▶ [Set task] Everything from the line containing "Clone this chart in matplotlib." through the line containing "neg = neg + np.where(v < 0, v, 0)" must be written out exactly, and nothing more; leave any pictures out.

▶ [The data]
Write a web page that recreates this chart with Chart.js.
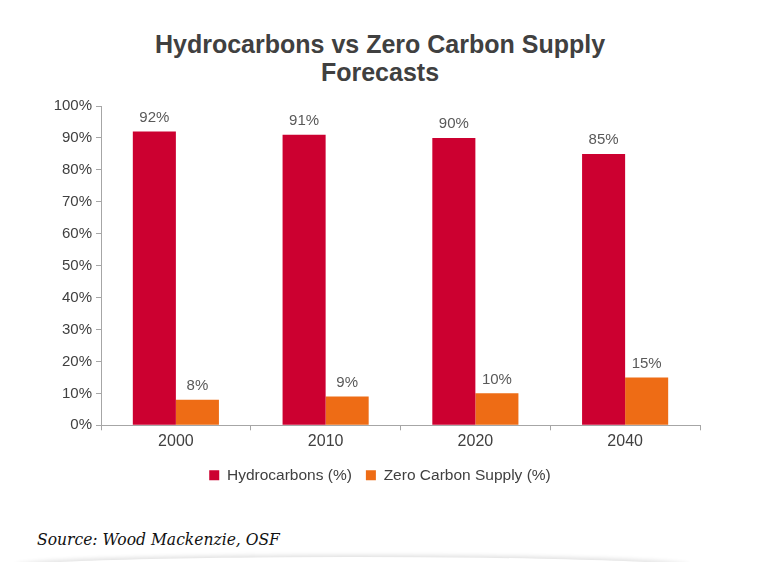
* * *
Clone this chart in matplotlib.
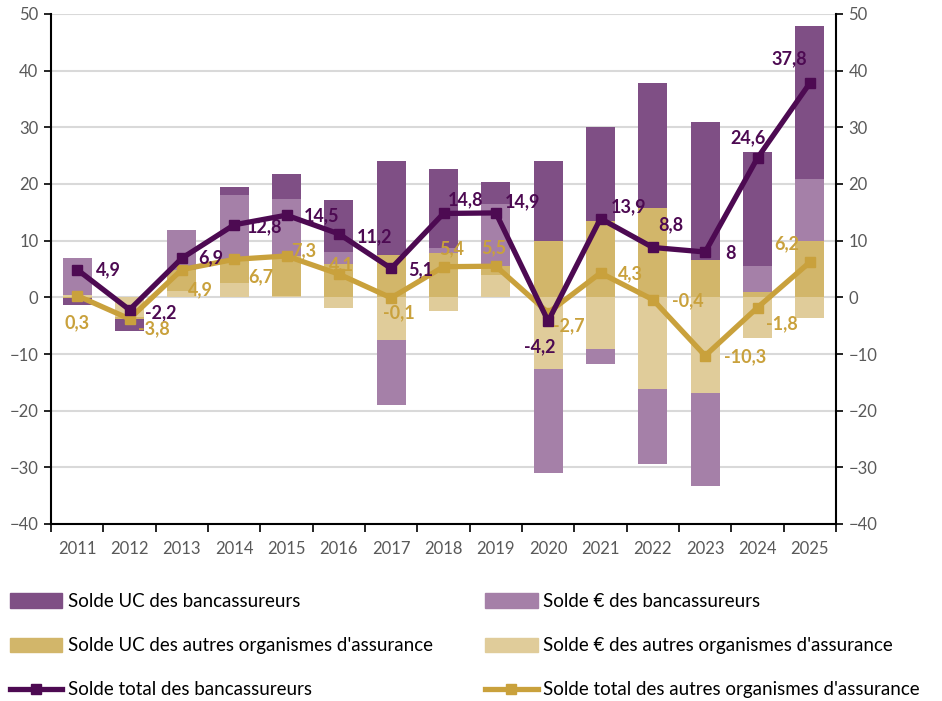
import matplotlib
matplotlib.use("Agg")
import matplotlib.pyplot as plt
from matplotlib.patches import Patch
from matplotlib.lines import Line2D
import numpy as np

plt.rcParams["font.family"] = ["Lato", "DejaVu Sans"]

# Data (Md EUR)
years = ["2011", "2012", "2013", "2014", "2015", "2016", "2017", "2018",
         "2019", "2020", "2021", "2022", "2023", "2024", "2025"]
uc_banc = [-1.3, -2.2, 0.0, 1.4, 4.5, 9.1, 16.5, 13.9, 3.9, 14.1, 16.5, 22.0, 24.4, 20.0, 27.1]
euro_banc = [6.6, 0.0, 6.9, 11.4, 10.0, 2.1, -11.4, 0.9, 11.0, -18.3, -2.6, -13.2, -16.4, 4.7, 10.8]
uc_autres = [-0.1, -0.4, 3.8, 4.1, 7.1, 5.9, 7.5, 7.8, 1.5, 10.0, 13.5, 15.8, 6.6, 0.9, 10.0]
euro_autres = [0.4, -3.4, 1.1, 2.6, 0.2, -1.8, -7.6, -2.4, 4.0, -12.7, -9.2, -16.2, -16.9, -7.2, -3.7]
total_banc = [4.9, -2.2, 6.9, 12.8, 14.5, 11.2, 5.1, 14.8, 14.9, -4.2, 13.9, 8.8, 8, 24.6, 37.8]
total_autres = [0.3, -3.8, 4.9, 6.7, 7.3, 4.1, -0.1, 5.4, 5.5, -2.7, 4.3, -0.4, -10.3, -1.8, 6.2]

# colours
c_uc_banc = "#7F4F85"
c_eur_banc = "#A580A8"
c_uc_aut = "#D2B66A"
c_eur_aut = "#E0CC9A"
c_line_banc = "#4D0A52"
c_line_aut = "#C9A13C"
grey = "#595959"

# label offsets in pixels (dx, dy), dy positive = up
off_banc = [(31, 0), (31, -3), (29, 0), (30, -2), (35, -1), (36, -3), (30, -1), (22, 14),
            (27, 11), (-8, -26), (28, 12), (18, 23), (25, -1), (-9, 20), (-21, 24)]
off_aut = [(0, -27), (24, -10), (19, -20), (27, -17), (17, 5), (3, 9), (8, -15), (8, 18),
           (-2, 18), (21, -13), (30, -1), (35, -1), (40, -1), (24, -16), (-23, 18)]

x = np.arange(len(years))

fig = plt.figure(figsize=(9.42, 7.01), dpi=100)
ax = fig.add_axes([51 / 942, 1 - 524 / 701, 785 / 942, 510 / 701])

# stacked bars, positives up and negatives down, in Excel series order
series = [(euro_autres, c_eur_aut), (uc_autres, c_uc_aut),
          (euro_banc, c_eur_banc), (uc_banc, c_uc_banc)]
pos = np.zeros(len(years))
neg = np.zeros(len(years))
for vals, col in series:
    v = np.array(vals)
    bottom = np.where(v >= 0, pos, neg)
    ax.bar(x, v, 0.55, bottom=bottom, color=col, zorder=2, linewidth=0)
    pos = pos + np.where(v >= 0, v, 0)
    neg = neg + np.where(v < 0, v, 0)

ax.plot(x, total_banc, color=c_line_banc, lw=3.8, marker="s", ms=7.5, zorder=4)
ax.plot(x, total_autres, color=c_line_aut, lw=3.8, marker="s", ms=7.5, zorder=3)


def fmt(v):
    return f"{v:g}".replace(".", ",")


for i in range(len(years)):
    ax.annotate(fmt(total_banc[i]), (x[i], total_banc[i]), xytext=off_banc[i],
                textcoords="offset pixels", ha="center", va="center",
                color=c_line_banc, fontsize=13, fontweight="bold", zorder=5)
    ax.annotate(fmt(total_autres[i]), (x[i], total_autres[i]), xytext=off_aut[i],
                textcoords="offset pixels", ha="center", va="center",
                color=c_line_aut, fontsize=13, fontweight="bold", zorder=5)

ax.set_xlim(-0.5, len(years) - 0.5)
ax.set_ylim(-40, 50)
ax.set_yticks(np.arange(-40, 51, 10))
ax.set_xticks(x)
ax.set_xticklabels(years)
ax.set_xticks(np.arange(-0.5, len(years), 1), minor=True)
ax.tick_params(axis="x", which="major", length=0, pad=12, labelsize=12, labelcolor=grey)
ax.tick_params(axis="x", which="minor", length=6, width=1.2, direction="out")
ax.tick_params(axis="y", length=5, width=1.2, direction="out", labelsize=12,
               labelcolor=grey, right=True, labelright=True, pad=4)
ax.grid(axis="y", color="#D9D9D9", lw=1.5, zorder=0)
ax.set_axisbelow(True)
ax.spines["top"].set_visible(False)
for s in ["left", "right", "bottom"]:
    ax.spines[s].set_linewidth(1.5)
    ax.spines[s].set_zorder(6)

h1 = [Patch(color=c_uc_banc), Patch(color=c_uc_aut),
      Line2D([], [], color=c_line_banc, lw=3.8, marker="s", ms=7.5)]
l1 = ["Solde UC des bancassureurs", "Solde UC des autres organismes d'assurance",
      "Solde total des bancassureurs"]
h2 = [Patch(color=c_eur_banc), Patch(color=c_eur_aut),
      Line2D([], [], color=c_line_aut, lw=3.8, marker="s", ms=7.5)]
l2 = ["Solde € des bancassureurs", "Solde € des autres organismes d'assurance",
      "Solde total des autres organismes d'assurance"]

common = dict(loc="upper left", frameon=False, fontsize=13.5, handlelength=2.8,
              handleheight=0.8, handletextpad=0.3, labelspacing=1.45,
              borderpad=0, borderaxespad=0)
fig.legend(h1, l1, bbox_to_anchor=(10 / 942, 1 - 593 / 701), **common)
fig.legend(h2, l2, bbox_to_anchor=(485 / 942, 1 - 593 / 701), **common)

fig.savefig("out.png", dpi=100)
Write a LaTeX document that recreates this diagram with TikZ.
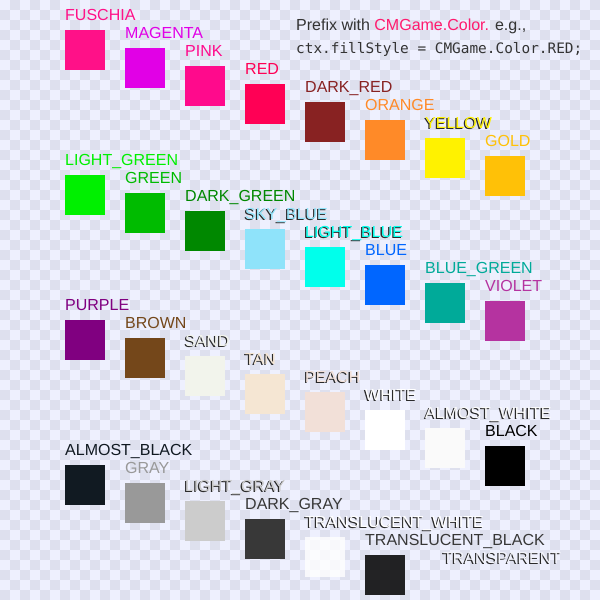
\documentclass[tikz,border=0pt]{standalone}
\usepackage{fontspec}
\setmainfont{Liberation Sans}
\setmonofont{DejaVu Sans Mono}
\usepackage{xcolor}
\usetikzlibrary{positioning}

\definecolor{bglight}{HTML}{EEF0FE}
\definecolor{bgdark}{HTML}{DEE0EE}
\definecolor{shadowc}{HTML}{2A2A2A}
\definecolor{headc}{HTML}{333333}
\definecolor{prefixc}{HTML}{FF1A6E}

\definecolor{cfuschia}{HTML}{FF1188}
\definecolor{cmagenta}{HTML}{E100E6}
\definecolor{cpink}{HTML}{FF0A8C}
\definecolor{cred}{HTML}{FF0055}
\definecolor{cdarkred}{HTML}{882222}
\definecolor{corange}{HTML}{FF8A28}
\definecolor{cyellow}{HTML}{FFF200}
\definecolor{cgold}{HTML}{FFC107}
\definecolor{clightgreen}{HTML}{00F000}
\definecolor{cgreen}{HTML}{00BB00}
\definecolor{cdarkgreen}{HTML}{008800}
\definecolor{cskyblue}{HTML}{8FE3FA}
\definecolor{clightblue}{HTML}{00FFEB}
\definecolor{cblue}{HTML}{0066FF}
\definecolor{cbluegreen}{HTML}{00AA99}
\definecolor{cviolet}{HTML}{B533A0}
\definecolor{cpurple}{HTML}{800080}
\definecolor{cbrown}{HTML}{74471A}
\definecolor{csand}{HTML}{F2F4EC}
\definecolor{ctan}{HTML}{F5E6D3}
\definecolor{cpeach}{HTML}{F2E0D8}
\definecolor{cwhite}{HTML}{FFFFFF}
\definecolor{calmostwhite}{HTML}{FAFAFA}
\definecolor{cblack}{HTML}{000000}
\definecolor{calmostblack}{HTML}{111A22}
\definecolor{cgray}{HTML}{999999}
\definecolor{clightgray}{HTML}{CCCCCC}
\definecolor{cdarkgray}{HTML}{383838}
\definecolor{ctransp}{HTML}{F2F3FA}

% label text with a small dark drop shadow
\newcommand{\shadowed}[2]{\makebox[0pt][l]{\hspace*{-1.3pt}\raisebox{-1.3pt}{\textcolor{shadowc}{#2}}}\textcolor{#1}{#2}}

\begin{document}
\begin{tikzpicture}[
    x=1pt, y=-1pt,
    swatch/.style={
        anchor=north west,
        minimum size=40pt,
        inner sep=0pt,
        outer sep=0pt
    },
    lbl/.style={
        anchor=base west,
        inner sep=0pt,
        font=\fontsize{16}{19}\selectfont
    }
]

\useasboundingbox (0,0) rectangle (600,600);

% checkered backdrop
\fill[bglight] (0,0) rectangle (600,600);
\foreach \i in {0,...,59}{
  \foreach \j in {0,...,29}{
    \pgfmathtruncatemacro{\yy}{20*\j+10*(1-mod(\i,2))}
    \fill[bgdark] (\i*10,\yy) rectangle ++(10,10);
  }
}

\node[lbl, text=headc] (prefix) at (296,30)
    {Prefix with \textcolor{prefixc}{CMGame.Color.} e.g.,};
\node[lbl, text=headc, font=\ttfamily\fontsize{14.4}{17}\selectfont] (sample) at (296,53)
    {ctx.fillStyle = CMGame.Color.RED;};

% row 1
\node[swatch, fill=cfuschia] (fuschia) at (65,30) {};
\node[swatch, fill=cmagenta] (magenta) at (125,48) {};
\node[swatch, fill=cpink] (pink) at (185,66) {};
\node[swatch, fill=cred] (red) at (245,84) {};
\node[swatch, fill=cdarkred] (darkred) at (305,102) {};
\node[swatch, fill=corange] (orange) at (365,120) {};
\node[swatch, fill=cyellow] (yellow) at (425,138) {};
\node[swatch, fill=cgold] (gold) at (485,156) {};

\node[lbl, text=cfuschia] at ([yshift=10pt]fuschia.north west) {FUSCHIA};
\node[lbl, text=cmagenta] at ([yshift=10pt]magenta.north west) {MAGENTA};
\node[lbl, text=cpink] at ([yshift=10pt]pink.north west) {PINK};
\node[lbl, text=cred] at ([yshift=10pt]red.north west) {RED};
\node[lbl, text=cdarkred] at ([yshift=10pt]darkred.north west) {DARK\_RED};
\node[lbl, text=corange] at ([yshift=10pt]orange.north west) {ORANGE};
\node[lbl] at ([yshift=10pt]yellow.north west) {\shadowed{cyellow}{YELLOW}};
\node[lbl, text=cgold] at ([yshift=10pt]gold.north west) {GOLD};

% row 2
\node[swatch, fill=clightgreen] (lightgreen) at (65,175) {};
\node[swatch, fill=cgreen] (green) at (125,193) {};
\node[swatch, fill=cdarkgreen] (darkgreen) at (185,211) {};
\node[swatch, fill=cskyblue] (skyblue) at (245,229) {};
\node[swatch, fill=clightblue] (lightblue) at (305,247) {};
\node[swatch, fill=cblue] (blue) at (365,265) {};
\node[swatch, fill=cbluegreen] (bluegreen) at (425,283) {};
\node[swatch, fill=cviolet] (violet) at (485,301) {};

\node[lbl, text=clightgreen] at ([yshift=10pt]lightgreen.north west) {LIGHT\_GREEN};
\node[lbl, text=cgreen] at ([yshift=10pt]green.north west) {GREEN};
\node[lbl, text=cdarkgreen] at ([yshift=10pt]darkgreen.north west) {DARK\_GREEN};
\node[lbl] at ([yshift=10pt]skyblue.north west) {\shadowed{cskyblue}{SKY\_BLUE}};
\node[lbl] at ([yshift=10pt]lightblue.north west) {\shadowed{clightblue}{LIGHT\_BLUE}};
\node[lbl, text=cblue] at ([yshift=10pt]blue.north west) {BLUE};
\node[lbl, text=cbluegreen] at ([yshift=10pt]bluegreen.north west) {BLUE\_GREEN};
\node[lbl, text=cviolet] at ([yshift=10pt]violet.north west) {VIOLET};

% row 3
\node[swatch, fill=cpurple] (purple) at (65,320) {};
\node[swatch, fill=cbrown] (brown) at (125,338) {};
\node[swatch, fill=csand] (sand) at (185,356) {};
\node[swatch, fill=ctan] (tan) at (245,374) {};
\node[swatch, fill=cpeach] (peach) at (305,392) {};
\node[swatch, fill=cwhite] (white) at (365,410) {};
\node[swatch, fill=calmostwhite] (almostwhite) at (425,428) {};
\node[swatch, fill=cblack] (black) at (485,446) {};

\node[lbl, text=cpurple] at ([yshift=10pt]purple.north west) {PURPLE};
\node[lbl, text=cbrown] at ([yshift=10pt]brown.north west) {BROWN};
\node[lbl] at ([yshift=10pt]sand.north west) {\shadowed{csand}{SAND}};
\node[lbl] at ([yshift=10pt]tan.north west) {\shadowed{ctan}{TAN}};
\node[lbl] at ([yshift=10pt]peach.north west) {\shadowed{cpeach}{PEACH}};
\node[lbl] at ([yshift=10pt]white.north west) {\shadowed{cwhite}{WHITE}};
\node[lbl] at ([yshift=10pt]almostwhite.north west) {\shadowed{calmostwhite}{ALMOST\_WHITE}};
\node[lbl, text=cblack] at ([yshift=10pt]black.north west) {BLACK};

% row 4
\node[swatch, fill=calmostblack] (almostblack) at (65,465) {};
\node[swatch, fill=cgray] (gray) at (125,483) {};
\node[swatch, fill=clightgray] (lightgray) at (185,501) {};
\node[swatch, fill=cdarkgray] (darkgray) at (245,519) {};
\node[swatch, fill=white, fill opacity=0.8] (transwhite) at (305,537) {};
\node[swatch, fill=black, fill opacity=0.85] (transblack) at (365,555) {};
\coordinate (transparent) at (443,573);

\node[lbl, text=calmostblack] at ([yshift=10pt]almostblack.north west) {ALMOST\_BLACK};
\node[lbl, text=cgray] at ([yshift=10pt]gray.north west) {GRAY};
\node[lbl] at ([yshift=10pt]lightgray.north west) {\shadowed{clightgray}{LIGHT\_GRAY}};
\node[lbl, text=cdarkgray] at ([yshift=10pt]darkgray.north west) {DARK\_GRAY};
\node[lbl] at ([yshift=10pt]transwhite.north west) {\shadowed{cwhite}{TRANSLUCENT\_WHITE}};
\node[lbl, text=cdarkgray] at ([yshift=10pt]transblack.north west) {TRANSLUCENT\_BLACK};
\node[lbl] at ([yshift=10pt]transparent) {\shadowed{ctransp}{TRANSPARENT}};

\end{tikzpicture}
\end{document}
...
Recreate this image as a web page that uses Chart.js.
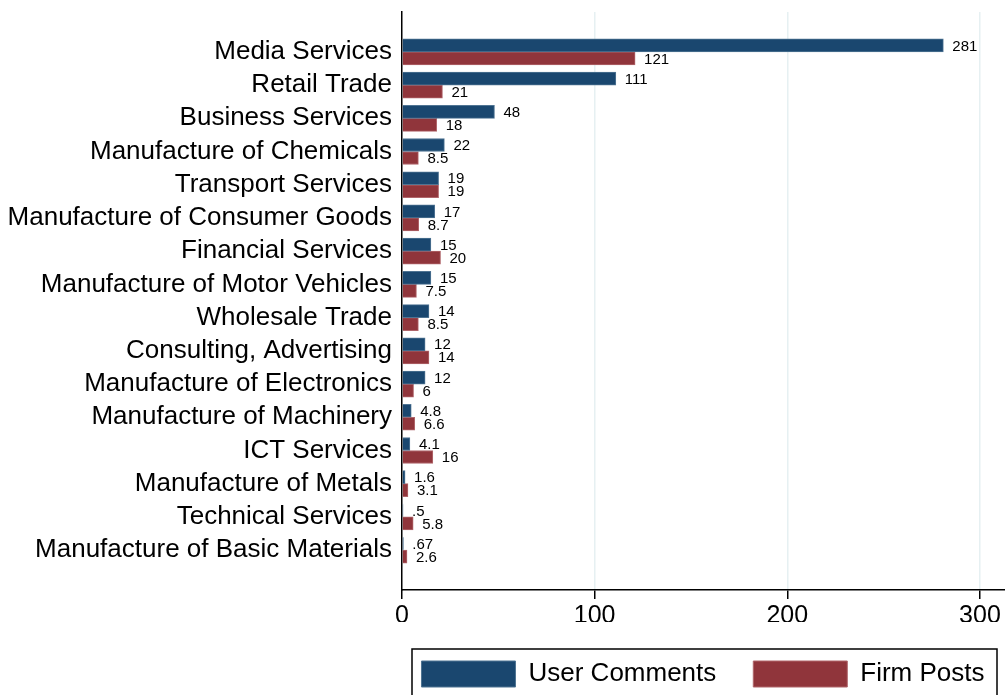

▶ [Output of the exercise]
Clone this chart in matplotlib.
import matplotlib
matplotlib.use("Agg")
import matplotlib.pyplot as plt
from matplotlib.patches import Patch
from matplotlib.lines import Line2D
import numpy as np

plt.rcParams["font.family"] = ["Lato", "DejaVu Sans"]

# Data (Md EUR)
years = ["2011", "2012", "2013", "2014", "2015", "2016", "2017", "2018",
         "2019", "2020", "2021", "2022", "2023", "2024", "2025"]
uc_banc = [-1.3, -2.2, 0.0, 1.4, 4.5, 9.1, 16.5, 13.9, 3.9, 14.1, 16.5, 22.0, 24.4, 20.0, 27.1]
euro_banc = [6.6, 0.0, 6.9, 11.4, 10.0, 2.1, -11.4, 0.9, 11.0, -18.3, -2.6, -13.2, -16.4, 4.7, 10.8]
uc_autres = [-0.1, -0.4, 3.8, 4.1, 7.1, 5.9, 7.5, 7.8, 1.5, 10.0, 13.5, 15.8, 6.6, 0.9, 10.0]
euro_autres = [0.4, -3.4, 1.1, 2.6, 0.2, -1.8, -7.6, -2.4, 4.0, -12.7, -9.2, -16.2, -16.9, -7.2, -3.7]
total_banc = [4.9, -2.2, 6.9, 12.8, 14.5, 11.2, 5.1, 14.8, 14.9, -4.2, 13.9, 8.8, 8, 24.6, 37.8]
total_autres = [0.3, -3.8, 4.9, 6.7, 7.3, 4.1, -0.1, 5.4, 5.5, -2.7, 4.3, -0.4, -10.3, -1.8, 6.2]

# colours
c_uc_banc = "#7F4F85"
c_eur_banc = "#A580A8"
c_uc_aut = "#D2B66A"
c_eur_aut = "#E0CC9A"
c_line_banc = "#4D0A52"
c_line_aut = "#C9A13C"
grey = "#595959"

# label offsets in pixels (dx, dy), dy positive = up
off_banc = [(31, 0), (31, -3), (29, 0), (30, -2), (35, -1), (36, -3), (30, -1), (22, 14),
            (27, 11), (-8, -26), (28, 12), (18, 23), (25, -1), (-9, 20), (-21, 24)]
off_aut = [(0, -27), (24, -10), (19, -20), (27, -17), (17, 5), (3, 9), (8, -15), (8, 18),
           (-2, 18), (21, -13), (30, -1), (35, -1), (40, -1), (24, -16), (-23, 18)]

x = np.arange(len(years))

fig = plt.figure(figsize=(9.42, 7.01), dpi=100)
ax = fig.add_axes([51 / 942, 1 - 524 / 701, 785 / 942, 510 / 701])

# stacked bars, positives up and negatives down, in Excel series order
series = [(euro_autres, c_eur_aut), (uc_autres, c_uc_aut),
          (euro_banc, c_eur_banc), (uc_banc, c_uc_banc)]
pos = np.zeros(len(years))
neg = np.zeros(len(years))
for vals, col in series:
    v = np.array(vals)
    bottom = np.where(v >= 0, pos, neg)
    ax.bar(x, v, 0.55, bottom=bottom, color=col, zorder=2, linewidth=0)
    pos = pos + np.where(v >= 0, v, 0)
    neg = neg + np.where(v < 0, v, 0)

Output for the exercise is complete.